D’aucuns ont vu dans ce silence, mépris, dédain ou réprobation. Envers le Chef de l’Etat ? Envers ceux qui l’exhibent devant les caméras comme une bête de foire ? Est-ce aussi une malice du caméléon qui se tait obstinément pour mieux se faire entendre au moment opportun ? Mystère.

Il est clair, en tout cas, que l’homme est resté de marbre, même face à la joie débordante de ses proches. Happy birthday ? Il s’en fout. Il y a dix ans, ceux qui ont organisé l’anniversaire de ses 70 ans l’ont regretté amèrement. Les festivités ont été boudées par le vieux et les organisateurs se sont contentés d’une célébration minimale. D’autant d’ailleurs que peu d’entre eux savaient pourquoi Mathieu Kérékou répugnait si ouvertement à sabler le champagne les 02 septembre, jour supposé de son anniversaire>

Ces mondanités devaient, à l’époque, permettre à quelques-uns de se hisser davantage dans le cœur du vieux ou encore de marquer des points dans leurs fiefs. La froideur du général a tout chamboulé.

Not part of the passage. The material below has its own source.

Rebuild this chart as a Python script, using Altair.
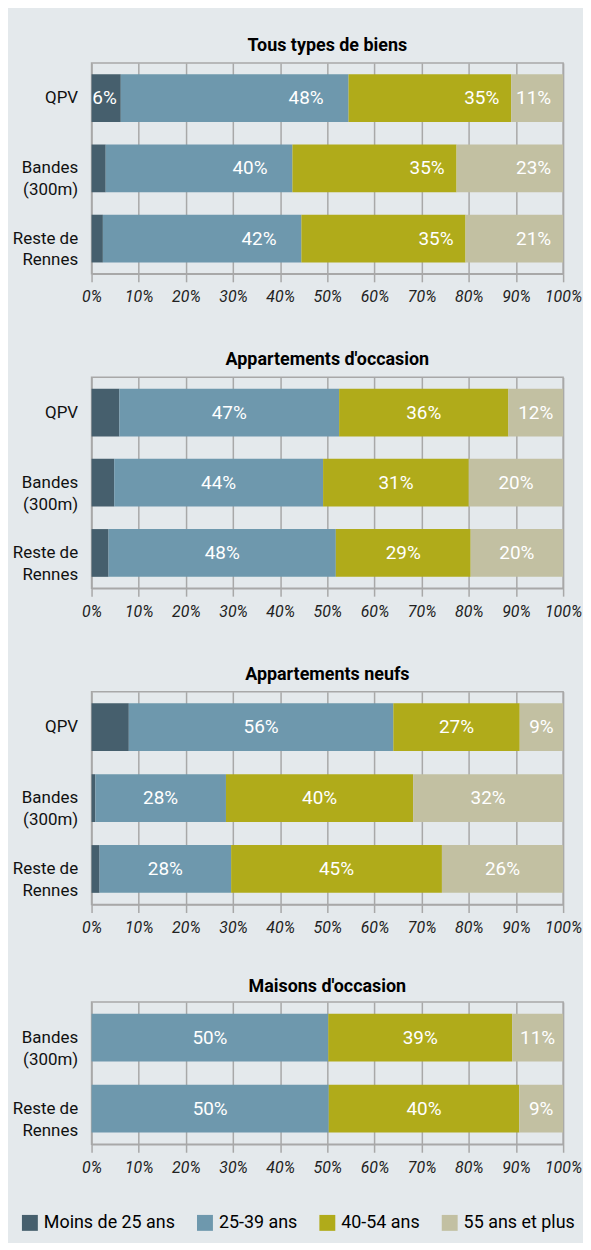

Dix ans après, la même froideur, la même indifférence du vieux qui semble toujours se moquer de tout ce monde. Qui semble surtout demander avec insistance : pourquoi tant de bruits autour d’une date que l’on sait symbolique ? Le Professeur Félix Iroko qui a publié une biographie de l’homme (Mathieu Kérékou, un homme hors du commun, Nouvelles éditions du Bénin, 2001), n’en dirait pas moins, lui qui a constaté que même l’âge qu’on lui donne est tout sauf exact. Même l’âge, et à plus forte raison la date de naissance…

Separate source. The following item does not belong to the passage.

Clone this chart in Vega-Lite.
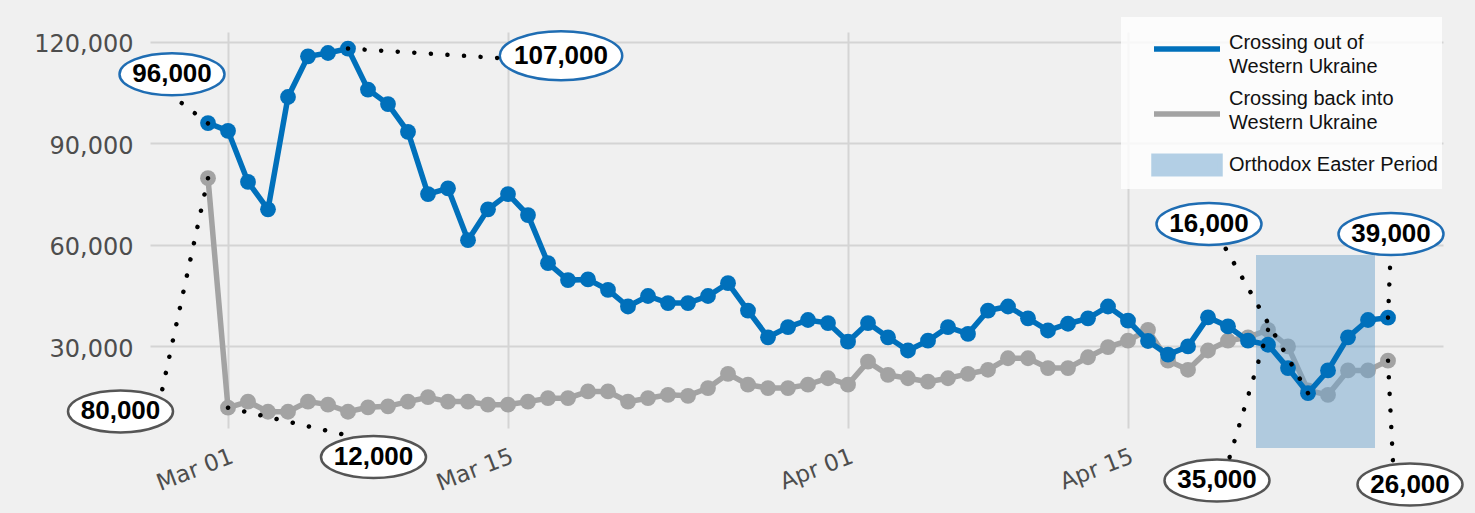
{
  "$schema": "https://vega.github.io/schema/vega-lite/v6.json",
  "width": 1293,
  "height": 396,
  "autosize": {"type": "none"},
  "padding": {"left": 150, "top": 32, "right": 32, "bottom": 85},
  "background": "#f0f0f0",
  "config": {
    "view": {"stroke": null},
    "axis": {
      "domain": false,
      "ticks": false,
      "title": null,
      "grid": true,
      "gridColor": "#d4d4d4",
      "gridWidth": 2,
      "labelFont": "DejaVu Sans",
      "labelColor": "#4d4d4d"
    }
  },
  "datasets": {
    "series": [
      {"date": "2022-02-28", "out": 96000, "back": 79700},
      {"date": "2022-03-01", "out": 93700, "back": 11900},
      {"date": "2022-03-02", "out": 78600, "back": 13700},
      {"date": "2022-03-03", "out": 70500, "back": 10700},
      {"date": "2022-03-04", "out": 103700, "back": 10700},
      {"date": "2022-03-05", "out": 115700, "back": 13700},
      {"date": "2022-03-06", "out": 116700, "back": 12800},
      {"date": "2022-03-07", "out": 118000, "back": 10700},
      {"date": "2022-03-08", "out": 105900, "back": 12000},
      {"date": "2022-03-09", "out": 101600, "back": 12300},
      {"date": "2022-03-10", "out": 93400, "back": 13700},
      {"date": "2022-03-11", "out": 75000, "back": 15000},
      {"date": "2022-03-12", "out": 76700, "back": 13700},
      {"date": "2022-03-13", "out": 61400, "back": 13700},
      {"date": "2022-03-14", "out": 70500, "back": 12800},
      {"date": "2022-03-15", "out": 75000, "back": 12800},
      {"date": "2022-03-16", "out": 68800, "back": 13700},
      {"date": "2022-03-17", "out": 54600, "back": 14700},
      {"date": "2022-03-18", "out": 49600, "back": 14700},
      {"date": "2022-03-19", "out": 49800, "back": 16700},
      {"date": "2022-03-20", "out": 46700, "back": 16700},
      {"date": "2022-03-21", "out": 41800, "back": 13700},
      {"date": "2022-03-22", "out": 44900, "back": 14700},
      {"date": "2022-03-23", "out": 42800, "back": 15700},
      {"date": "2022-03-24", "out": 42800, "back": 15400},
      {"date": "2022-03-25", "out": 44900, "back": 17700},
      {"date": "2022-03-26", "out": 48700, "back": 21900},
      {"date": "2022-03-27", "out": 40600, "back": 18700},
      {"date": "2022-03-28", "out": 32700, "back": 17700},
      {"date": "2022-03-29", "out": 35700, "back": 17700},
      {"date": "2022-03-30", "out": 37800, "back": 18700},
      {"date": "2022-03-31", "out": 36900, "back": 20600},
      {"date": "2022-04-01", "out": 31400, "back": 18700},
      {"date": "2022-04-02", "out": 36900, "back": 25500},
      {"date": "2022-04-03", "out": 32700, "back": 21600},
      {"date": "2022-04-04", "out": 28800, "back": 20600},
      {"date": "2022-04-05", "out": 31700, "back": 19600},
      {"date": "2022-04-06", "out": 35700, "back": 20600},
      {"date": "2022-04-07", "out": 33700, "back": 21900},
      {"date": "2022-04-08", "out": 40600, "back": 23100},
      {"date": "2022-04-09", "out": 41800, "back": 26500},
      {"date": "2022-04-10", "out": 38300, "back": 26500},
      {"date": "2022-04-11", "out": 34700, "back": 23600},
      {"date": "2022-04-12", "out": 36700, "back": 23600},
      {"date": "2022-04-13", "out": 38300, "back": 26800},
      {"date": "2022-04-14", "out": 41800, "back": 29800},
      {"date": "2022-04-15", "out": 37600, "back": 31700},
      {"date": "2022-04-16", "out": 31600, "back": 34900},
      {"date": "2022-04-17", "out": 27600, "back": 25800},
      {"date": "2022-04-18", "out": 30000, "back": 23100},
      {"date": "2022-04-19", "out": 38600, "back": 28800},
      {"date": "2022-04-20", "out": 35900, "back": 31700},
      {"date": "2022-04-21", "out": 31700, "back": 32700},
      {"date": "2022-04-22", "out": 30500, "back": 34900},
      {"date": "2022-04-23", "out": 23600, "back": 30000},
      {"date": "2022-04-24", "out": 16200, "back": 17000},
      {"date": "2022-04-25", "out": 22900, "back": 15700},
      {"date": "2022-04-26", "out": 32700, "back": 22900},
      {"date": "2022-04-27", "out": 37800, "back": 22900},
      {"date": "2022-04-28", "out": 38500, "back": 25800}
    ],
    "easter": [
      {"date": "2022-04-21T09:36:00Z", "date2": "2022-04-27T08:24:00Z", "value": 0, "value2": 57000, "series": "Orthodox Easter Period"}
    ],
    "annot": [
      {"date": "2022-02-26T04:48:00Z", "value": 110400, "label": "96,000", "series": "out"},
      {"date": "2022-03-17T15:36:00Z", "value": 115900, "label": "107,000", "series": "out"},
      {"date": "2022-02-23T15:00:00Z", "value": 10800, "label": "80,000", "series": "back"},
      {"date": "2022-03-08T06:36:00Z", "value": -2700, "label": "12,000", "series": "back"},
      {"date": "2022-04-19T01:12:00Z", "value": 66200, "label": "16,000", "series": "out"},
      {"date": "2022-04-28T03:36:00Z", "value": 63200, "label": "39,000", "series": "out"},
      {"date": "2022-04-19T10:48:00Z", "value": -9600, "label": "35,000", "series": "back"},
      {"date": "2022-04-29T02:24:00Z", "value": -10800, "label": "26,000", "series": "back"}
    ],
    "leaders": [
      {"date": "2022-02-28", "value": 95900, "date2": "2022-02-26T06:00:00Z", "value2": 103900},
      {"date": "2022-03-07", "value": 118000, "date2": "2022-03-14T20:24:00Z", "value2": 115100},
      {"date": "2022-02-28", "value": 79700, "date2": "2022-02-25T14:24:00Z", "value2": 14200},
      {"date": "2022-03-01", "value": 11900, "date2": "2022-03-07T08:24:00Z", "value2": 3200},
      {"date": "2022-04-24", "value": 16200, "date2": "2022-04-19T18:00:00Z", "value2": 60300},
      {"date": "2022-04-28", "value": 38500, "date2": "2022-04-28T03:00:00Z", "value2": 56700},
      {"date": "2022-04-22", "value": 34900, "date2": "2022-04-20T00:00:00Z", "value2": -4300},
      {"date": "2022-04-28", "value": 25800, "date2": "2022-04-28T06:00:00Z", "value2": -4300}
    ]
  },
  "encoding": {
    "x": {
      "field": "date",
      "type": "temporal",
      "scale": {
        "type": "utc",
        "domain": [
          {"year": 2022, "month": 2, "date": 25, "hours": 2, "minutes": 24, "utc": true},
          {"year": 2022, "month": 4, "date": 30, "hours": 18, "utc": true}
        ]
      },
      "axis": {
        "values": [
          {"year": 2022, "month": 3, "date": 1, "utc": true},
          {"year": 2022, "month": 3, "date": 15, "utc": true},
          {"year": 2022, "month": 4, "date": 1, "utc": true},
          {"year": 2022, "month": 4, "date": 15, "utc": true}
        ],
        "format": "%b %d",
        "labelAngle": -21,
        "labelAlign": "right",
        "labelBaseline": "top",
        "labelFontSize": 23,
        "labelPadding": 17
      }
    },
    "y": {
      "field": "value",
      "type": "quantitative",
      "scale": {"domain": [5900, 122900], "nice": false, "zero": false},
      "axis": {
        "values": [30000, 60000, 90000, 120000],
        "format": ",d",
        "labelFontSize": 24,
        "labelPadding": 17,
        "labelOffset": 3
      }
    }
  },
  "layer": [
    {
      "data": {"name": "series"},
      "transform": [
        {"calculate": "datum.back", "as": "value"},
        {"calculate": "'Crossing back into|Western Ukraine'", "as": "series"}
      ],
      "mark": {"type": "line", "strokeWidth": 5.5, "point": {"filled": true, "size": 250, "opacity": 1}},
      "encoding": {
        "color": {
          "field": "series",
          "type": "nominal",
          "scale": {
            "domain": ["Crossing out of|Western Ukraine", "Crossing back into|Western Ukraine", "Orthodox Easter Period"],
            "range": ["#0070bb", "#a3a3a3", "#b3cfe5"]
          },
          "legend": {
            "title": " ",
            "titleFontSize": 10,
            "titlePadding": 4,
            "orient": "none",
            "legendX": 971,
            "legendY": -15,
            "padding": 4,
            "fillColor": "rgba(255,255,255,0.8)",
            "strokeColor": null,
            "symbolSize": 484,
            "symbolOffset": 48,
            "labelOffset": 28,
            "labelFont": "Liberation Sans",
            "labelFontSize": 20,
            "labelColor": "#111111",
            "labelLimit": 400,
            "rowPadding": 12,
            "labelExpr": "split(datum.label, '|')",
            "encode": {
              "symbols": {
                "update": {
                  "shape": {"signal": "datum.value === 'Orthodox Easter Period' ? 'M-3,-0.8H3V0.8H-3Z' : 'M-3,0H3'"},
                  "fill": {"signal": "datum.value === 'Orthodox Easter Period' ? '#b3cfe5' : 'transparent'"},
                  "stroke": {"signal": "datum.value === 'Orthodox Easter Period' ? 'transparent' : (datum.value === 'Crossing out of|Western Ukraine' ? '#0070bb' : '#a3a3a3')"},
                  "strokeWidth": {"value": 5.5},
                  "opacity": {"value": 1},
                  "size": {"value": 484}
                }
              },
              "labels": {
                "update": {
                  "lineHeight": {"value": 24},
                  "dy": {"signal": "datum.value === 'Crossing out of|Western Ukraine' ? -6 : (datum.value === 'Crossing back into|Western Ukraine' ? -15 : 0)"}
                }
              }
            }
          }
        }
      }
    },
    {
      "data": {"name": "easter"},
      "mark": {"type": "rect", "opacity": 0.5, "color": "#6fa3cc"},
      "encoding": {
        "x2": {"field": "date2"},
        "y2": {"field": "value2"},
        "color": {"field": "series", "type": "nominal"},
        "fill": {"value": "#6fa3cc"}
      }
    },
    {
      "data": {"name": "series"},
      "transform": [
        {"calculate": "datum.out", "as": "value"},
        {"calculate": "'Crossing out of|Western Ukraine'", "as": "series"}
      ],
      "mark": {"type": "line", "strokeWidth": 5.5, "point": {"filled": true, "size": 250, "opacity": 1}},
      "encoding": {
        "color": {"field": "series", "type": "nominal"}
      }
    },
    {
      "data": {"name": "annot"},
      "mark": {"type": "point", "filled": false, "fill": "white", "fillOpacity": 1, "strokeWidth": 2.5, "opacity": 1, "shape": "M-2.5,0A2.5,1,0,1,1,2.5,0A2.5,1,0,1,1,-2.5,0Z"},
      "encoding": {
        "size": {"condition": {"test": "datum.label === '107,000'", "value": 2400}, "value": 1764},
        "stroke": {"condition": {"test": "datum.series === 'out'", "value": "#1f6db3"}, "value": "#555555"}
      }
    },
    {
      "data": {"name": "annot"},
      "mark": {"type": "text", "font": "Liberation Sans", "fontWeight": "bold", "fontSize": 26, "color": "black", "align": "center", "baseline": "middle"},
      "encoding": {
        "text": {"field": "label"}
      }
    },
    {
      "data": {"name": "leaders"},
      "mark": {"type": "rule", "color": "black", "strokeWidth": 4.5, "strokeCap": "round", "strokeDash": [0.1, 16.5]},
      "encoding": {
        "x2": {"field": "date2"},
        "y2": {"field": "value2"}
      }
    }
  ]
}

Pour un général cultivant un mode de vie simple voire ascétique, la célébration n’en est que plus folklorique encore. Plus que tout le monde, il connait les intentions cachées de tous ceux qui se pressent autour de lui. Ne comptons pas dans ce lot sa famille. Il y a aussi toutes ces personnalités qui lui vouent un culte presque filial, notamment Valentin Houdé, Christian Lagnidé, Thiburce Montcho ou encore quelques rares hommes politiques faisant déjà partie de la « famille » du général. Pour le reste…

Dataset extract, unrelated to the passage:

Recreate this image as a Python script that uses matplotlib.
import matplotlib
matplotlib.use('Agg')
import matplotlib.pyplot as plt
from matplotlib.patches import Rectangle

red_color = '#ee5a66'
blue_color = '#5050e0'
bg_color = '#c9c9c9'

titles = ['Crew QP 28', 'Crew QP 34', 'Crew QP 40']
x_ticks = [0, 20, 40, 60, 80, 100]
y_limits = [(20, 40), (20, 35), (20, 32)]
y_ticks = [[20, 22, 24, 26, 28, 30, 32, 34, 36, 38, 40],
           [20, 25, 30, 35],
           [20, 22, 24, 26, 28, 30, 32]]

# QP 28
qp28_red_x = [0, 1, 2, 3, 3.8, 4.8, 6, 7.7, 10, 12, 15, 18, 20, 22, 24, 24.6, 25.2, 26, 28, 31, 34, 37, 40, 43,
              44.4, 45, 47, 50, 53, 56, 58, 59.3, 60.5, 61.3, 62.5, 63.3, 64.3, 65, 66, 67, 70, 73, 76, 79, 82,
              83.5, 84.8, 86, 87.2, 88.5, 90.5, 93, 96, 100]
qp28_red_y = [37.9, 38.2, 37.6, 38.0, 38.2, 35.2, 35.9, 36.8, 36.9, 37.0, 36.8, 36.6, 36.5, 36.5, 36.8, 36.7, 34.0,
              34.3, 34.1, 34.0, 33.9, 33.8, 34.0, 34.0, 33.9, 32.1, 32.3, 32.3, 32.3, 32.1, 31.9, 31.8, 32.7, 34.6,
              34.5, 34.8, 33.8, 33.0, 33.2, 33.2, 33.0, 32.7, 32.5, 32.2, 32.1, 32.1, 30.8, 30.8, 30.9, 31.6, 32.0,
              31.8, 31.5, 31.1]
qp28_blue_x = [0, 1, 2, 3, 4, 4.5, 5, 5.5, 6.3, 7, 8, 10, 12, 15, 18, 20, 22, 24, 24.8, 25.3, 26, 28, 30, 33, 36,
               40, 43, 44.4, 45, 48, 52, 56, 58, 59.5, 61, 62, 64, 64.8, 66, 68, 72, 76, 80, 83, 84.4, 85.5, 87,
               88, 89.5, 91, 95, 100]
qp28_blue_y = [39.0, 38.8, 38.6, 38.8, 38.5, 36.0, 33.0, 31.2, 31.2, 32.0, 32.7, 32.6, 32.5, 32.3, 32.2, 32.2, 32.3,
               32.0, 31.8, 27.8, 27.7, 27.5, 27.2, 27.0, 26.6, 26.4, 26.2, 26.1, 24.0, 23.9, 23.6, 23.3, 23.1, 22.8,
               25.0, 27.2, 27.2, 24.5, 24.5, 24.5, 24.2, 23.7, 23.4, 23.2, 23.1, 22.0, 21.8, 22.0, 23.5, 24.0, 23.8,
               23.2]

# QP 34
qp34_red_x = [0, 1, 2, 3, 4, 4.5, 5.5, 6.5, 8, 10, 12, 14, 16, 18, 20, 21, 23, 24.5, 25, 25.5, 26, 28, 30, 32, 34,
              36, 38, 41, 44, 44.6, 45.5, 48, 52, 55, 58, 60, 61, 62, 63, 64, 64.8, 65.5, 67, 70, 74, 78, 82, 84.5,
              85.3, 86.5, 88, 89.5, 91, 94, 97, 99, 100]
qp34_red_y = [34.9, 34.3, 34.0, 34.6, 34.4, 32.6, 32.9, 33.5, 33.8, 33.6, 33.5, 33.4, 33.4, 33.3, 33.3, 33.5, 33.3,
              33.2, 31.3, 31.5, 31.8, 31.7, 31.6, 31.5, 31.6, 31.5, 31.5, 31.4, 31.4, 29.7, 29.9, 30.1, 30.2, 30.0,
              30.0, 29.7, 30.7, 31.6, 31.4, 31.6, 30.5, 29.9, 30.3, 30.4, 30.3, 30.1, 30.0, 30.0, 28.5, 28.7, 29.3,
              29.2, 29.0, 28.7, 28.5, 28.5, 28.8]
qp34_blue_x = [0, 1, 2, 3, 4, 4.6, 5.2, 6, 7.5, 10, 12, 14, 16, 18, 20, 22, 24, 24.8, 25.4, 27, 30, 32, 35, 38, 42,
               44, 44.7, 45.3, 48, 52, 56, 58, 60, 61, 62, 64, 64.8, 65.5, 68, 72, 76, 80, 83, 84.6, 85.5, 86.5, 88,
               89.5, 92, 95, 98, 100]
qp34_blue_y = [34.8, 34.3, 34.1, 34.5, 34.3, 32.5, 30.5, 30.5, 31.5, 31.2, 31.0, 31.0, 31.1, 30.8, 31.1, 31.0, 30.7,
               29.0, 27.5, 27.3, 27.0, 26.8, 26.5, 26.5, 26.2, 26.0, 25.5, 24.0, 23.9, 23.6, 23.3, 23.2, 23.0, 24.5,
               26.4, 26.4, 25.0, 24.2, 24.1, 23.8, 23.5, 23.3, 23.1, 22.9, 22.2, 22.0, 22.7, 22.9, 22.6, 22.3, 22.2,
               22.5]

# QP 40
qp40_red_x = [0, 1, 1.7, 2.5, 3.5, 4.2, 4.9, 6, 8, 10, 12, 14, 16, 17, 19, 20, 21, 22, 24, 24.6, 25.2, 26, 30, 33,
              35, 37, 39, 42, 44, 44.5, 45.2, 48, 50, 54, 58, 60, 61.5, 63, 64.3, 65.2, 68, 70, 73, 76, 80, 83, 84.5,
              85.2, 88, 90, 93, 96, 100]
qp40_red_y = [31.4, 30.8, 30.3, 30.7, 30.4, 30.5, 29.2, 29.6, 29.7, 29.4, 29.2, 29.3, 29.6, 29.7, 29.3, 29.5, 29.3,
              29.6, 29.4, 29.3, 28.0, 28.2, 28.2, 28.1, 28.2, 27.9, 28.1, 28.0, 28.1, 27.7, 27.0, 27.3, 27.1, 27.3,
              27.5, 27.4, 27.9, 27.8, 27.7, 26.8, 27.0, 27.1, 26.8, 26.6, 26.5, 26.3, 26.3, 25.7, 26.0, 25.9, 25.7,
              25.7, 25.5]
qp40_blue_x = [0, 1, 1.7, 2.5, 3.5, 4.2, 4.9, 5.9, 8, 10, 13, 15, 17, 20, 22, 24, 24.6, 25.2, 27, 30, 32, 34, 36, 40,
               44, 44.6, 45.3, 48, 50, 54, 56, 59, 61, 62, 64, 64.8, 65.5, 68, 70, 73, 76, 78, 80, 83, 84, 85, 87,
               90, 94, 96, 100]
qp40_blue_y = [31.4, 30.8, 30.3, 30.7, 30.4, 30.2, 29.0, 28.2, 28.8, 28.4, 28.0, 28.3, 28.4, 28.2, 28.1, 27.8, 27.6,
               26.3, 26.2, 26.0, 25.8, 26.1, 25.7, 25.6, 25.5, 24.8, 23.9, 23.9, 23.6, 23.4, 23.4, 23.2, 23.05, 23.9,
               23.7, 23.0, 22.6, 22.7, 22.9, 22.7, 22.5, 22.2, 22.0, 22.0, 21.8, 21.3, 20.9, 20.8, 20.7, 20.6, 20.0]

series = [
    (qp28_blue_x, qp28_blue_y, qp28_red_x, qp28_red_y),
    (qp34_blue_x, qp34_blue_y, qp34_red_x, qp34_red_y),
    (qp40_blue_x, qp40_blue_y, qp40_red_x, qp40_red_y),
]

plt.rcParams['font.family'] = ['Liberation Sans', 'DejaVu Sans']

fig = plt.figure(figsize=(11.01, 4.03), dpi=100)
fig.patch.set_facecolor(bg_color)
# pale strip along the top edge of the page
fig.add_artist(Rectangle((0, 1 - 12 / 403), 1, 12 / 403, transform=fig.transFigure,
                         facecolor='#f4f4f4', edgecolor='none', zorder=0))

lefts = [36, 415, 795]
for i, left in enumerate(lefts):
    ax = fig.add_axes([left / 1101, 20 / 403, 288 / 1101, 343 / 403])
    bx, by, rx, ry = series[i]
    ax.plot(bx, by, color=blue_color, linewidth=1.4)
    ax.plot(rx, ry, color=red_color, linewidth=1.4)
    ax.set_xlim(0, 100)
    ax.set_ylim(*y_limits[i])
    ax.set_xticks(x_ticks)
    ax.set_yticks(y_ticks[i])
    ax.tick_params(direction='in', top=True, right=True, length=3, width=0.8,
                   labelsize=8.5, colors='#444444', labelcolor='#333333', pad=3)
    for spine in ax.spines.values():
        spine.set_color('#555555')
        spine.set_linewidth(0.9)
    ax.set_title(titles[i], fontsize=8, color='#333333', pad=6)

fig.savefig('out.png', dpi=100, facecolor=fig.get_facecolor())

Ce qui est devenu évident, c’est la récupération de l’image tutélaire représentée par le général. En passe d’être une icône dans la conscience populaire, Mathieu Kérékou continue de représenter, surtout pour les Béninois, d’un certain âge, un modèle achevé de patriotisme et de leadership politique. Ses silences et ses boutades ampoulées lui construisent un statut d’homme à part, de celui qui maitrise le landernau politique de chez nous.
Dans cette image idéalisée jusqu’à la caricature, une certaine opinion ne retient que l’habile stratège et avant tout celui par qui le Bénin a pu renouer avec la démocratie. Villes et campagnes lui rendent un hommage impérissable. Ce que l’on célèbre, c’est celui qui, à un moment de l’histoire de ce pays, à la manière de Moïse à la tête du peuple juif, nous sauva du gouffre. Et cela eut lieu au moment précis où le basculement dans le sang était redouté de tous. Ils oublient la banqueroute des années 80, la dictature et ses inévitables dérives. Ils oublient le délitement économique et la valse des scandales. Et ils retiennent celui qui préserva l’unité nationale et la paix.

Voilà l’homme. Fait de contradictions, ambigu et à la limite manipulateur. Mais d’une lucidité inébranlable. A cet âge de sagesse, l’anniversaire de cet homme d’Etat exceptionnel nous revient comme la célébration de toutes ses contradictions qui font malgré tout la trame d’une vie somme toute perfectible.

Et c’est pourquoi, je plaide pour qu’on lui colle la paix. Qu’on cesse de l’instrumentaliser comme un machin politique ou un instrument électoral à l’heure où est venu pour lui, le temps de la méditation et du repos.